The top goal for Tetonia, the council agreed, is to work on its street improvement plan. Hoopes said the biggest complaints from citizens are potholes and dust control. One area of concern is the school and church access road, which is only partially owned by the city and is plagued with deep potholes and poor drainage.

“Cars are bottoming out there,” Beard said.

The city still has around $20,000 of funding for road improvements that has not been allocated.

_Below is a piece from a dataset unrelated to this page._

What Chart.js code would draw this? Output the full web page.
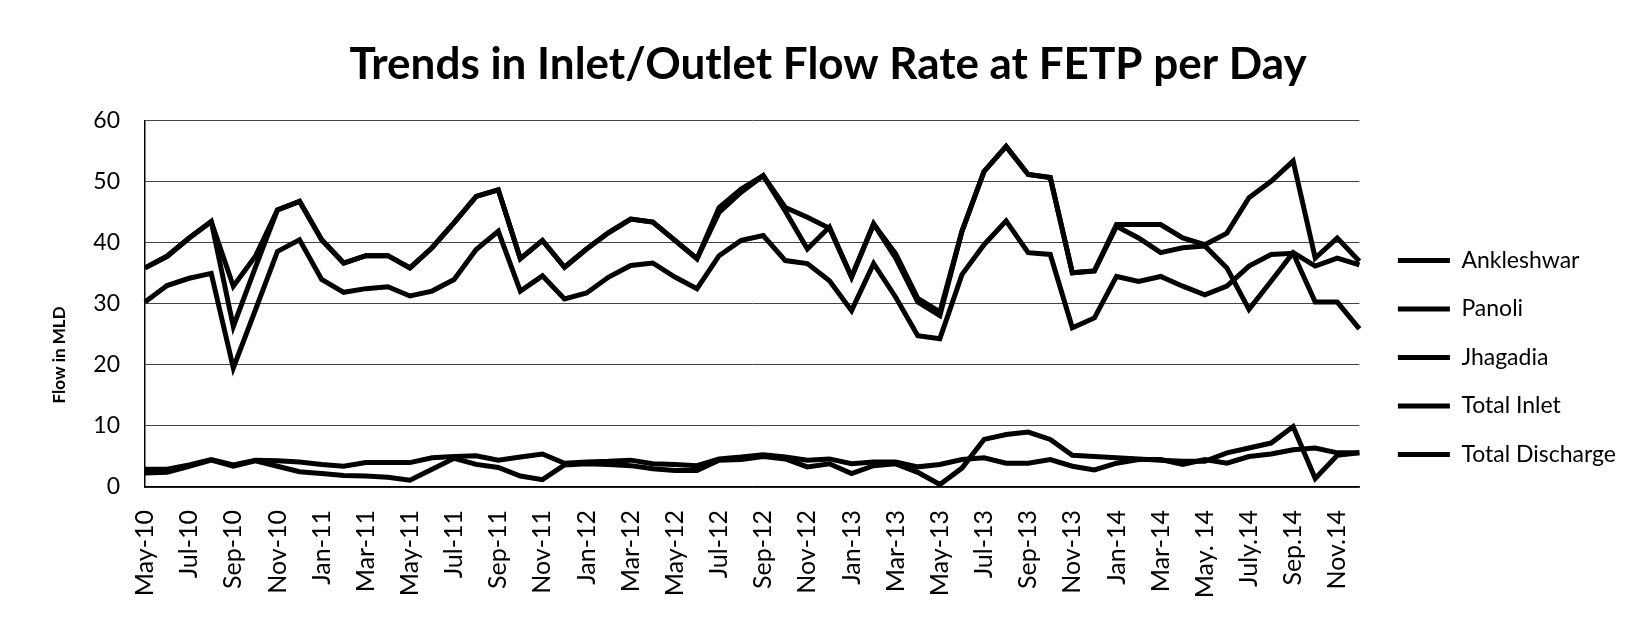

The council agreed that the intersection probably needed an engineer’s oversight before improvements were explored.

New development possible for city

There is the potential for a large recreation project in downtown Tetonia that pairs architectural and agricultural history with modern design and utility.

Architect Paul Neseth and business development manager Barbara Hahn presented their concept to a group of Tetonia stakeholders and members of the public on Monday.

Hailing from Minnesota, they both have experience with the area. Hahn has roots in Idaho, while Neseth designed a house in Alta. As founders of RAW, a series of design/build workshops for architects, they’re looking for a home base and a new community in which to incubate more RAW projects.

City attorney Bart Birch cautioned against too much enthusiasm, as the project would require an extensive amount of work and a long application process to come to fruition.